Students of EXPLORE Data Science Academy (EDSA), Africa’s largest institution devoted to data science, are using the current COVID-19 lockdown to build a comprehensive database that has the capacity to store all pandemic related data in South Africa.
“Our intention in building the database is to ensure that it is open source and can be maintained by the broader community,” says Academy cofounder Shaun Dippnall.
“The aim is to centralise data coming from a host of available resources, all of which are useful in making beneficial analyses. These resources include data from Github, repositories such as the one from the University of Pretoria, the NICD and global data sources,” he adds.
All data will be fed into a dashboard and the resulting statistics and COVID-19 information will be made available to all, including those who want to use the data for their own projects.
The database will comprise a large central repository of publicly available data and will be released in stages.
Stage 1 of the database will contain:
- daily testing numbers
- case numbers by country/province (confirmed, deaths, active and recovered)
- government countermeasure data ( measure, date of implementation, duration of implementation)
Further features are that it will be:
- professionally structured, adhering to industry best practices, resulting in high data quality
- automated and near real-time updating
- delivered to the community through APIs (Application Programming Interface)
- The first set of APIs (Stage 1) is aimed at being available online in the next week and a half
Stage 2 will include:
- patient-level data, (time to symptom onset/death, travel history, age, gender, etc )
- hospital-level data ( ICU beds, critical care, patients on ventilators)

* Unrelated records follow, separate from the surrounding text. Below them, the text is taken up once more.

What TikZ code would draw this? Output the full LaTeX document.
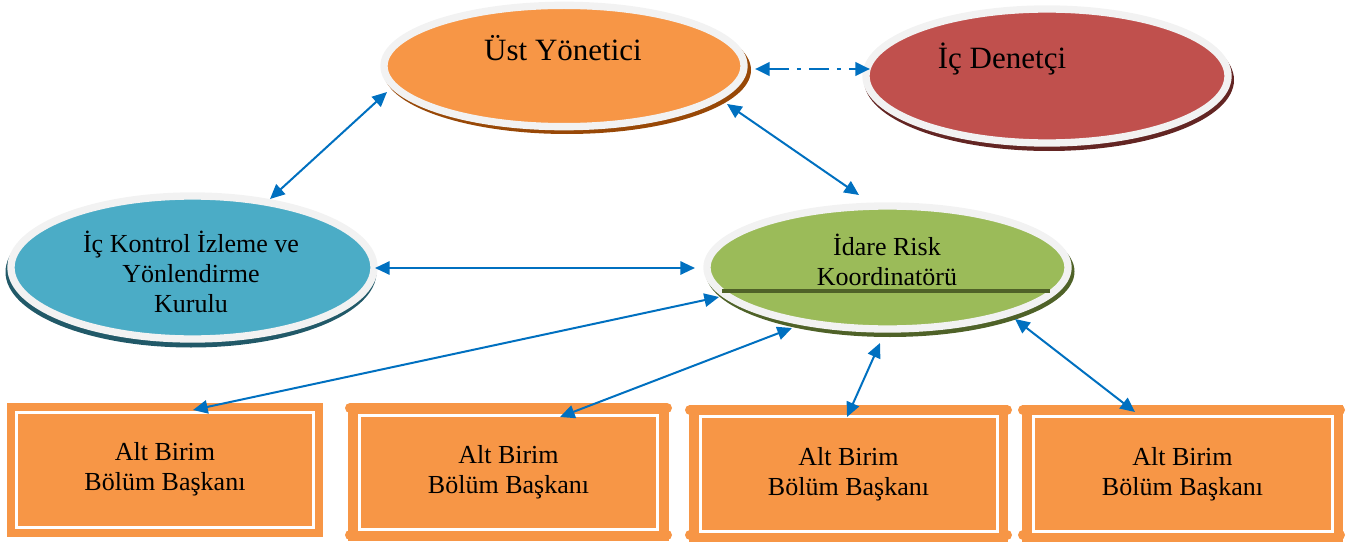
\documentclass[tikz,border=0pt]{standalone}
\usepackage{fontspec}
\setmainfont{Liberation Serif}
\usetikzlibrary{arrows.meta,shapes.geometric}
\definecolor{cOr}{HTML}{F79646}
\definecolor{cOrD}{HTML}{984807}
\definecolor{cRed}{HTML}{C0504D}
\definecolor{cRedD}{HTML}{632523}
\definecolor{cBlu}{HTML}{4BACC6}
\definecolor{cBluD}{HTML}{215968}
\definecolor{cGrn}{HTML}{9BBB59}
\definecolor{cGrnD}{HTML}{4F6228}
\definecolor{cRim}{HTML}{F2F2F2}
\definecolor{cArr}{HTML}{0070C0}
\begin{document}
\begin{tikzpicture}[x=0.75pt,y=-0.75pt,
  ell/.style={ellipse, draw=cRim, line width=5.5pt, inner sep=0pt, outer sep=0pt},
  bigtxt/.style={font=\fontsize{23.25pt}{27pt}\selectfont, inner sep=0pt},
  smalltxt/.style={font=\fontsize{19.5pt}{22.5pt}\selectfont, align=center, inner sep=0pt},
  link/.style={cArr, line width=1.5pt, {Triangle[length=11pt,width=10pt]}-{Triangle[length=11pt,width=10pt]}},
  dlink/.style={link, line width=2.2pt, dash pattern=on 15pt off 6pt on 3pt off 6pt},
  boxA/.style={rectangle, fill=cOr, draw=cOr, double=white, double distance=2.25pt,
    inner sep=0pt, outer sep=0pt, align=center, font=\fontsize{19.5pt}{22.5pt}\selectfont},
  bar/.style={cOr, line width=7.5pt, line cap=round},
]
\useasboundingbox (0,0) rectangle (1349,542);

% shadows
\fill[cOrD]  (567,70)    ellipse [x radius=184, y radius=64];
\fill[cRedD] (1049,80)   ellipse [x radius=185, y radius=71];
\fill[cBluD] (191,272)   ellipse [x radius=185.5, y radius=75.5];
\fill[cGrnD] (890,271.5) ellipse [x radius=184.5, y radius=65.5];

% ellipses
\node[ell, fill=cOr,  minimum width=270pt,    minimum height=91pt]     (ust) at (564,66) {};
\node[ell, fill=cRed, minimum width=271.5pt,  minimum height=100.5pt]  (den) at (1047,76) {};
\node[ell, fill=cBlu, minimum width=272.25pt, minimum height=107.25pt] (ick) at (192.5,267.5) {};
\node[ell, fill=cGrn, minimum width=270.75pt, minimum height=92.25pt]  (ida) at (887.5,267.5) {};
\draw[cGrnD, line width=2.5pt] (722,291) -- (1050,291);

% ellipse texts
\node[bigtxt, anchor=base] (ustT) at (563,61) {Üst Yönetici};
\node[bigtxt, anchor=base] (denT) at (1002,69) {İç Denetçi};
\node[smalltxt] (ickT) at (191,272) {İç Kontrol İzleme ve\\Yönlendirme\\Kurulu};
\node[smalltxt] (idaT) at (887,260) {İdare Risk\\Koordinatörü};

% boxes
\draw[bar] (350,408) -- (667,408);
\draw[bar] (350,535) -- (667,535);
\draw[bar] (690,410) -- (1007,410);
\draw[bar] (690,535) -- (1007,535);
\draw[bar] (1023,410) -- (1340,410);
\draw[bar] (1023,535) -- (1340,535);
\node[boxA, line width=6pt,   minimum width=222.75pt, minimum height=86.25pt]  (b1) at (165,469.5) {Alt Birim\\Bölüm Başkanı};
\node[boxA, line width=7.2pt, minimum width=223.5pt,  minimum height=85.875pt] (b2) at (508.5,472.25) {Alt Birim\\Bölüm Başkanı};
\node[boxA, line width=7.2pt, minimum width=222.75pt, minimum height=86.625pt] (b3) at (848.5,473.75) {Alt Birim\\Bölüm Başkanı};
\node[boxA, line width=7.2pt, minimum width=224.25pt, minimum height=86.625pt] (b4) at (1182.5,473.75) {Alt Birim\\Bölüm Başkanı};

% connector end points
\coordinate (p1a) at (387,92);   \coordinate (p1b) at (270,199);
\coordinate (p2a) at (727,104);  \coordinate (p2b) at (859,195);
\coordinate (p3a) at (755,69);   \coordinate (p3b) at (870,69);
\coordinate (p4a) at (375,268);  \coordinate (p4b) at (695,268);
\coordinate (p5a) at (719,297);  \coordinate (p5b) at (193,410);
\coordinate (p6a) at (792,328);  \coordinate (p6b) at (560,417);
\coordinate (p7a) at (880,343);  \coordinate (p7b) at (847,417);
\coordinate (p8a) at (1015,319); \coordinate (p8b) at (1135,412);

\draw[link]  (p1a) -- (p1b);
\draw[link]  (p2a) -- (p2b);
\draw[dlink] (p3a) -- (p3b);
\draw[link]  (p4a) -- (p4b);
\draw[link]  (p5a) -- (p5b);
\draw[link]  (p6a) -- (p6b);
\draw[link]  (p7a) -- (p7b);
\draw[link]  (p8a) -- (p8b);
\end{tikzpicture}
\end{document}
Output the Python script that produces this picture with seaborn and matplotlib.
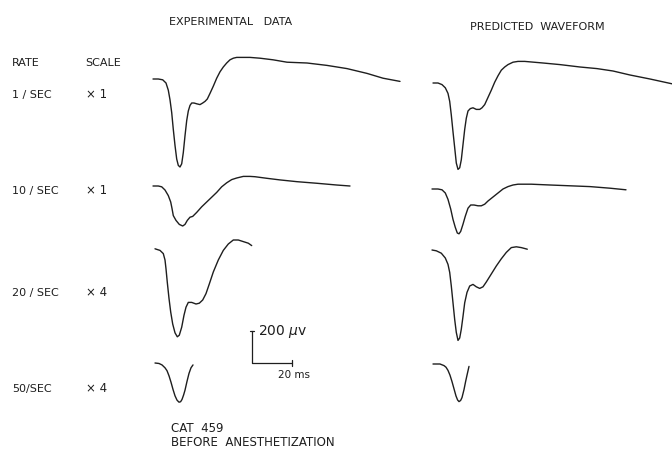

- flight data (for modelling the seed risk of the pandemic in each country base off flight volumes/schedules)
Dippnall stresses the development of the database was borne out of the regulatory lockdown.

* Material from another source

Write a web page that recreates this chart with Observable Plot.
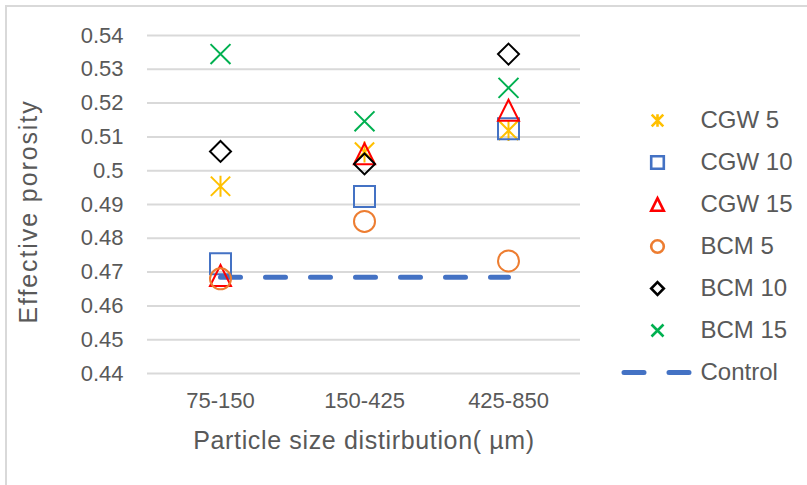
<!DOCTYPE html>
<html>
<head>
<meta charset="utf-8">
<script src="https://cdn.jsdelivr.net/npm/d3@7"></script>
<script src="https://cdn.jsdelivr.net/npm/@observablehq/plot@0.6"></script>
<style>
  html, body { margin: 0; padding: 0; background: #fff; overflow: hidden; width: 807px; height: 485px; }
  #frame { position: absolute; left: 5px; top: 5px; width: 830px; height: 520px; border: 2px solid #d9d9d9; box-sizing: border-box; }
  #chart { position: absolute; left: 0; top: 0; }
  #legend { position: absolute; left: 600px; top: 95px; }
</style>
</head>
<body>
<div id="frame"></div>
<div id="chart"></div>
<div id="legend"></div>
<script>
// ---- data ----
const categories = ["75-150", "150-425", "425-850"];
const seriesNames = ["CGW 5", "CGW 10", "CGW 15", "BCM 5", "BCM 10", "BCM 15"];
const cgw5  = [0.4954, 0.5055, 0.5119];
const cgw10 = [0.4725, 0.4924, 0.5124];
const cgw15 = [0.4690, 0.5050, 0.5179];
const bcm5  = [0.4680, 0.4850, 0.4733];
const bcm10 = [0.5057, 0.5020, 0.5345];
const bcm15 = [0.5345, 0.5146, 0.5245];
const control = [0.4685, 0.4685, 0.4685];
const yTicks = [0.44, 0.45, 0.46, 0.47, 0.48, 0.49, 0.50, 0.51, 0.52, 0.53, 0.54];
const yTickLabels = ["0.44", "0.45", "0.46", "0.47", "0.48", "0.49", "0.5", "0.51", "0.52", "0.53", "0.54"];
const xTitle = "Particle size distirbution( \u00b5m)";
const yTitle = "Effective porosity";
const controlName = "Control";

// ---- styles ----
const colors = ["#FFC000", "#4472C4", "#FF0000", "#ED7D31", "#000000", "#00B050"];
const controlColor = "#4472C4";
const textColor = "#595959";
const fontFamily = "'Liberation Sans', Arial, sans-serif";

// custom Excel-like marker shapes (r = half extent)
const mk = (fn) => ({ draw(ctx, size) { fn(ctx, Math.sqrt(size / Math.PI)); } });
const symAsterisk = mk((c, r) => { const a = r * 0.92; c.moveTo(0, -r); c.lineTo(0, r); c.moveTo(-a, -a); c.lineTo(a, a); c.moveTo(-a, a); c.lineTo(a, -a); });
const symSquare = mk((c, r) => { c.moveTo(-r, -r); c.lineTo(r, -r); c.lineTo(r, r); c.lineTo(-r, r); c.closePath(); });
const symTriangle = mk((c, r) => { c.moveTo(0, -r); c.lineTo(r, r); c.lineTo(-r, r); c.closePath(); });
const symCircle = mk((c, r) => { c.moveTo(r, 0); c.arc(0, 0, r, 0, 2 * Math.PI); c.closePath(); });
const symDiamond = mk((c, r) => { c.moveTo(0, -r); c.lineTo(r, 0); c.lineTo(0, r); c.lineTo(-r, 0); c.closePath(); });
const symX = mk((c, r) => { const a = r * 0.95; c.moveTo(-a, -a); c.lineTo(a, a); c.moveTo(-a, a); c.lineTo(a, -a); });
const symbols = [symAsterisk, symSquare, symTriangle, symCircle, symDiamond, symX];

const seriesValues = [cgw5, cgw10, cgw15, bcm5, bcm10, bcm15];
const rows = (vals) => categories.map((c, i) => ({ cat: c, v: vals[i] }));

const dotMarks = seriesValues.map((vals, s) =>
  Plot.dot(rows(vals), {
    x: "cat", y: "v", symbol: symbols[s], r: 10.5,
    stroke: colors[s], strokeWidth: 2, fill: "none", strokeLinejoin: "miter"
  })
);

const chart = Plot.plot({
  width: 807, height: 485,
  marginLeft: 147, marginRight: 227, marginTop: 35, marginBottom: 112,
  style: { fontFamily, background: "transparent", overflow: "visible" },
  x: { type: "point", domain: categories, padding: 0.5, label: null },
  y: { domain: [0.44, 0.54], label: null },
  marks: [
    Plot.gridY(yTicks, { stroke: "#d9d9d9", strokeOpacity: 1, strokeWidth: 2 }),
    Plot.axisY({ ticks: yTicks, tickFormat: (d) => yTickLabels[yTicks.indexOf(d)], tickSize: 0, tickPadding: 24, fontSize: 22, color: textColor, label: null }),
    Plot.axisX({ tickSize: 0, tickPadding: 19, fontSize: 22, color: textColor, label: null }),
    Plot.line(rows(control), { x: "cat", y: "v", stroke: controlColor, strokeWidth: 5, strokeDasharray: "20,25", strokeLinecap: "round" }),
    ...dotMarks,
    Plot.text([xTitle], { text: (d) => d, frameAnchor: "bottom", textAnchor: "middle", lineAnchor: "middle", dy: 67, fontSize: 25, fill: textColor }),
    Plot.text([yTitle], { text: (d) => d, frameAnchor: "left", textAnchor: "middle", lineAnchor: "middle", dx: -119, dy: 7, rotate: -90, fontSize: 25, fill: textColor })
  ]
});
// slight tracking on the axis titles, as in the reference
d3.select(chart).selectAll("text")
  .filter(function () { return this.textContent === yTitle; })
  .attr("letter-spacing", "1.9px");
d3.select(chart).selectAll("text")
  .filter(function () { return this.textContent === xTitle; })
  .attr("letter-spacing", "0.65px");
document.getElementById("chart").append(chart);

// ---- legend ----
const legendNames = [...seriesNames, controlName];
const legendDots = seriesNames.map((name, s) =>
  Plot.dot([name], { y: (d) => d, frameAnchor: "left", dx: 57, symbol: symbols[s], r: 6.3, stroke: colors[s], strokeWidth: 2.6, fill: "none" })
);
const legend = Plot.plot({
  width: 207, height: 300,
  marginLeft: 0, marginRight: 0, marginTop: 0, marginBottom: 0,
  style: { fontFamily, background: "transparent", overflow: "visible" },
  y: { type: "point", domain: legendNames, range: [23.5, 279], padding: 0, axis: null },
  marks: [
    ...legendDots,
    Plot.ruleY([controlName], { y: (d) => d, stroke: controlColor, strokeWidth: 5, strokeDasharray: "20,25", strokeLinecap: "round", insetLeft: 24, insetRight: 118 }),
    Plot.text(legendNames, { y: (d) => d, text: (d) => d, frameAnchor: "left", dx: 100, textAnchor: "start", fontSize: 24, fill: textColor })
  ]
});
document.getElementById("legend").append(legend);
</script>
</body>
</html>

“Data science is about solving real-world problems and our learners, who now work remotely, wanted to tackle a project that could contribute positively to COVID-19 crisis,” he says.
“We may not have the resources to get into the level of modelling that Governments or universities are achieving. However, by having a solid foundation of data that others can work off, we can leverage the skills of students and the community and encourage others to add to our work,” Dippnall says.
Collaboration is key. Inputs and partnerships with both the public and private sectors will be crucial in centralising the database. Speed is essential and the plan is to have the framework available within the next two weeks.
What makes EDSA's database different from others, is that it will allow its data scientists to manipulate the data using, for example, artificial intelligence and machine learning.
“These powerful techniques will add a new dimension to the practical use of this data by discovering relationships and trends that normal analyses may miss,” Dippnall says.
Judging this as an internal learning experience, the EDSA is involving its faculty, alumni and current learners to build this database, purely online because of the lockdown regulations. Among participants are matriculants with just a few months’ work experience.
Motivation levels are high.
“Everybody involved in the project is enthralled by the prospect of building something that can make a tangible impact towards understanding the pandemic and helping South Africa fight its spread,” Dippnall said.
“We also believe, once complete, that it will strengthen the country’s broader data science capability,” he concludes.
The EXPLORE Data Science Academy is the largest data science academy in Africa. It is led by top South African academics and practitioners with decades of experience in teaching and real-world problem-solving.